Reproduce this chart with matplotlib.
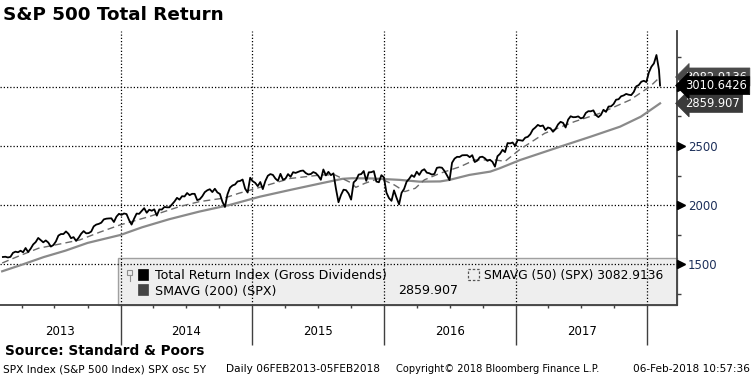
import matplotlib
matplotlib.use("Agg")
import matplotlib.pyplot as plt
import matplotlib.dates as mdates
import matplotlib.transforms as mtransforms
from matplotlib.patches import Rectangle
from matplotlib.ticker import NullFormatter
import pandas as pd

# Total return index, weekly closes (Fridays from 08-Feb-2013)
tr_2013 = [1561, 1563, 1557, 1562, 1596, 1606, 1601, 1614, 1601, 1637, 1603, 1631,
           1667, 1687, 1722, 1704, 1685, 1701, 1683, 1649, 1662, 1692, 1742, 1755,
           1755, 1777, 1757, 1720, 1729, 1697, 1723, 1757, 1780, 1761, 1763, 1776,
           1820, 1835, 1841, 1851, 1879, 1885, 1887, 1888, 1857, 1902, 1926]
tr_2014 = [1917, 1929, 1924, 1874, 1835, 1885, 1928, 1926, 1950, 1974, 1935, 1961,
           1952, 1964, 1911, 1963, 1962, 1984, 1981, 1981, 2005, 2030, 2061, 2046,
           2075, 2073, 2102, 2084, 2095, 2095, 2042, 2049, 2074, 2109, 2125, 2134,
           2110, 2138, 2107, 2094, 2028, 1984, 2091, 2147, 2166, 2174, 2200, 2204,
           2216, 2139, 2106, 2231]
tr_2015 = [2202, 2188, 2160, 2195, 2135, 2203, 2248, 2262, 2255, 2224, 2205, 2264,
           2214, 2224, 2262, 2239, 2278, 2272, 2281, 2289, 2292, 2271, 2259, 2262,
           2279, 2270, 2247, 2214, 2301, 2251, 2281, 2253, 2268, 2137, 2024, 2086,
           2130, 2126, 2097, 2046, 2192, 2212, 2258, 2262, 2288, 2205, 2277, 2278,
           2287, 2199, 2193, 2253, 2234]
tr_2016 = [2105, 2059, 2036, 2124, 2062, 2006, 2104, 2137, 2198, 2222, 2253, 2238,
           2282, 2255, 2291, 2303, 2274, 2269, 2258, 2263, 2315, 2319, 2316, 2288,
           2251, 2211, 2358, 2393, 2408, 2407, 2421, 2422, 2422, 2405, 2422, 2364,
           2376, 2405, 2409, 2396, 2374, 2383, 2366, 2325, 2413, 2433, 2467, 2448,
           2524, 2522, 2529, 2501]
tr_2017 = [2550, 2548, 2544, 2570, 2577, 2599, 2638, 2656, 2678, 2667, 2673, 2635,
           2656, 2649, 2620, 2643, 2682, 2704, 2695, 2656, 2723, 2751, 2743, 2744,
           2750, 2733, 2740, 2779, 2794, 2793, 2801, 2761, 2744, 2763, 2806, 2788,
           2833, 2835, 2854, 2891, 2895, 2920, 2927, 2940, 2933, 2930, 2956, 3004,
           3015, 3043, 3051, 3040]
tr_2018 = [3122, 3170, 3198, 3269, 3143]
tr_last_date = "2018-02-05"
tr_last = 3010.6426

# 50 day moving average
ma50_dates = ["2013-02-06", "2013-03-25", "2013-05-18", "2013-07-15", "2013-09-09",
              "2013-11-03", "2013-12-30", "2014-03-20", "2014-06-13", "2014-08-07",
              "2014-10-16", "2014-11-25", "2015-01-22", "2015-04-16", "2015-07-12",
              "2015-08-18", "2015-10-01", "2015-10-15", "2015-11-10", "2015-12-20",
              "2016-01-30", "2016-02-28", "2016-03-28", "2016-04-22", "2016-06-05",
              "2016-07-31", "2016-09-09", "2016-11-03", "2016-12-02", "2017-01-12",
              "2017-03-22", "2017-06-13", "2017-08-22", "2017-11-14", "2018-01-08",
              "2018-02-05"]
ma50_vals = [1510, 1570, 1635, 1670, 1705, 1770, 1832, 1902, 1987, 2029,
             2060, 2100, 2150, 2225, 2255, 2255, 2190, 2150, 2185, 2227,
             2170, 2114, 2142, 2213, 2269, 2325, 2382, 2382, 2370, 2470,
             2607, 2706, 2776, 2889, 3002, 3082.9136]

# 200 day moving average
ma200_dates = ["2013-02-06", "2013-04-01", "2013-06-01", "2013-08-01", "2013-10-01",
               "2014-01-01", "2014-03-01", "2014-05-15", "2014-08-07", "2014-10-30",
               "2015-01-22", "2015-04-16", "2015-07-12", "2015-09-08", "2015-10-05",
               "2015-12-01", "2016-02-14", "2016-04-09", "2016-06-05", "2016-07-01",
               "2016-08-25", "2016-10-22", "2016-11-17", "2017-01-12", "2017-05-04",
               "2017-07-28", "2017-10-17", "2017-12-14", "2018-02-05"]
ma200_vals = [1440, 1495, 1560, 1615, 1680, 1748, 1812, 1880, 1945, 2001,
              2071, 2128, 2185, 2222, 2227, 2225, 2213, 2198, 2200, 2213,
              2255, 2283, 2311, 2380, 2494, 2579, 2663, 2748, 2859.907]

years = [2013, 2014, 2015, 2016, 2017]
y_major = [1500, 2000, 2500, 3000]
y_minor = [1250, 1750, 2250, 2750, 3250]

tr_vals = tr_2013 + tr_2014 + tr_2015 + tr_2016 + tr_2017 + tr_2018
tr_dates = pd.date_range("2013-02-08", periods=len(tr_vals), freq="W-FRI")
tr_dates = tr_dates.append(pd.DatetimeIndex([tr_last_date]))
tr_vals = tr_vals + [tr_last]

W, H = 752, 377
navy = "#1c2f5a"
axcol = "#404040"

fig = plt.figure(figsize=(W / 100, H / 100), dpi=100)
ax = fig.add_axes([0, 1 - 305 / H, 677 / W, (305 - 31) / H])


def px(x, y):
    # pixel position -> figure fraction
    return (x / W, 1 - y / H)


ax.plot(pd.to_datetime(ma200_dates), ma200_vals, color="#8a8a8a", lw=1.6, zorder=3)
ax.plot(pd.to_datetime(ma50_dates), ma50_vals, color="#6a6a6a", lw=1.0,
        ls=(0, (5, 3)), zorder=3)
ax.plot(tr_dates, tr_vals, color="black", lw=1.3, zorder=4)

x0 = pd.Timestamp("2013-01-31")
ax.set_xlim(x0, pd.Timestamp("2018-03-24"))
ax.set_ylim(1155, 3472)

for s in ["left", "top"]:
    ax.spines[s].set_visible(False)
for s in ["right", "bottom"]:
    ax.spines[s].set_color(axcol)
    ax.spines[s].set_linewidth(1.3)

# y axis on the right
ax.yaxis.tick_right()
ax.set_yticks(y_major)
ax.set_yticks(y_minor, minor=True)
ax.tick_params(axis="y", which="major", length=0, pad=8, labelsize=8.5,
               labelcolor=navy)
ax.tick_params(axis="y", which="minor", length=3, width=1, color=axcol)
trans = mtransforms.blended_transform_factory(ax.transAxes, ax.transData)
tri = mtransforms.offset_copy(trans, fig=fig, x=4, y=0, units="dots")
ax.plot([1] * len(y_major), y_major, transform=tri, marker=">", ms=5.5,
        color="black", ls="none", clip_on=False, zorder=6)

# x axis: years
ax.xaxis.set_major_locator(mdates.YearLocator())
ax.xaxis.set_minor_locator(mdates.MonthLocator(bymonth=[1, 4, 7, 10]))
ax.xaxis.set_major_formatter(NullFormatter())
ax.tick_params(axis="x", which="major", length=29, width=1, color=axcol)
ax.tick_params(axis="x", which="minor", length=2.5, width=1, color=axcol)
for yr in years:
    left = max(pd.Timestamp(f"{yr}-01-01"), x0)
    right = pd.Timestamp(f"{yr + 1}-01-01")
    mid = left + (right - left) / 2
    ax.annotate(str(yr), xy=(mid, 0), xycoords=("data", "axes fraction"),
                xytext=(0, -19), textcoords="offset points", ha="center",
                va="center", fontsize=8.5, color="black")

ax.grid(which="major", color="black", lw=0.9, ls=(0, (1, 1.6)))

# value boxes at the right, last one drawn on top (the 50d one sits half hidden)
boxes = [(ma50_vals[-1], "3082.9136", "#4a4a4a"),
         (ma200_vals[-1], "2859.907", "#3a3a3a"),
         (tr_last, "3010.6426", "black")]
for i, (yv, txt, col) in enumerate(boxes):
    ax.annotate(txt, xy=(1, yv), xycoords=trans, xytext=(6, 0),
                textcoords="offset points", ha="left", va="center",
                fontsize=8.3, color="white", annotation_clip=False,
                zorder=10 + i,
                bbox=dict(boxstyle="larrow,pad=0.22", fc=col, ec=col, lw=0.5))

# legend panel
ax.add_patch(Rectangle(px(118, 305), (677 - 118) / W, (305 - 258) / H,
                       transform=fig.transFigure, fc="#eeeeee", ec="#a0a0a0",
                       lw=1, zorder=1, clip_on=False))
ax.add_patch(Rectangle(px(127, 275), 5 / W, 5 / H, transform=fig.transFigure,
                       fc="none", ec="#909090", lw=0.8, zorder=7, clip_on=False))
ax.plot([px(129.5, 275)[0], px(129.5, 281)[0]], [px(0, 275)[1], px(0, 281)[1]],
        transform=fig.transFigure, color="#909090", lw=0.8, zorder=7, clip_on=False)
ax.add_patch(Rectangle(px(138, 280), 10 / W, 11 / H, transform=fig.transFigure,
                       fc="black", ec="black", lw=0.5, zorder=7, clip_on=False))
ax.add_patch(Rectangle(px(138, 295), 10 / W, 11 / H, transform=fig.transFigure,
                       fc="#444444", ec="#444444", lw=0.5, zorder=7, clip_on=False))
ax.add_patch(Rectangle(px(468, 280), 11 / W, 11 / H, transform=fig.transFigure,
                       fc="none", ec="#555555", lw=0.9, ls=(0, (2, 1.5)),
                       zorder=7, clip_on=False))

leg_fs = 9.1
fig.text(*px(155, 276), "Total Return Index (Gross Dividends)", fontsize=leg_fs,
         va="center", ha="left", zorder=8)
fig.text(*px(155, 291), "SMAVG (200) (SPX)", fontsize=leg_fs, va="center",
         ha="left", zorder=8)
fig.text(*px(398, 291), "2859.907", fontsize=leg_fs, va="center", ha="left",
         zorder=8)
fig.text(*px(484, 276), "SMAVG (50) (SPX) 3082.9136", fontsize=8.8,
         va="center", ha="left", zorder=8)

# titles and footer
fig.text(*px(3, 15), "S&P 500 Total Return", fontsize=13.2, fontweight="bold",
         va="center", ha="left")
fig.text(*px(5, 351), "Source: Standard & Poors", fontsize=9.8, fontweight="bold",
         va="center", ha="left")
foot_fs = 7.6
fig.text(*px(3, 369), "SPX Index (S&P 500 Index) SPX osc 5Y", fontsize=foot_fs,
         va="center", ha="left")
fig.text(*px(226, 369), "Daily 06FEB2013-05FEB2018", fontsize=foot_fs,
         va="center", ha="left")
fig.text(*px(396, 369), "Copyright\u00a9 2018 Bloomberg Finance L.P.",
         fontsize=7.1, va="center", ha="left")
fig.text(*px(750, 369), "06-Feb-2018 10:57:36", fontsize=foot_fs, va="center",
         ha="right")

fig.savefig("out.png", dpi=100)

--------

#### Work to do:
Without any pictures, reproduce the lines from the first one in the material through the line that has "import pandas as pd", exactly as they appear.

#### Solution for this exercise:
Reproduce this chart with matplotlib.
import matplotlib
matplotlib.use("Agg")
import matplotlib.pyplot as plt
import matplotlib.dates as mdates
import matplotlib.transforms as mtransforms
from matplotlib.patches import Rectangle
from matplotlib.ticker import NullFormatter
import pandas as pd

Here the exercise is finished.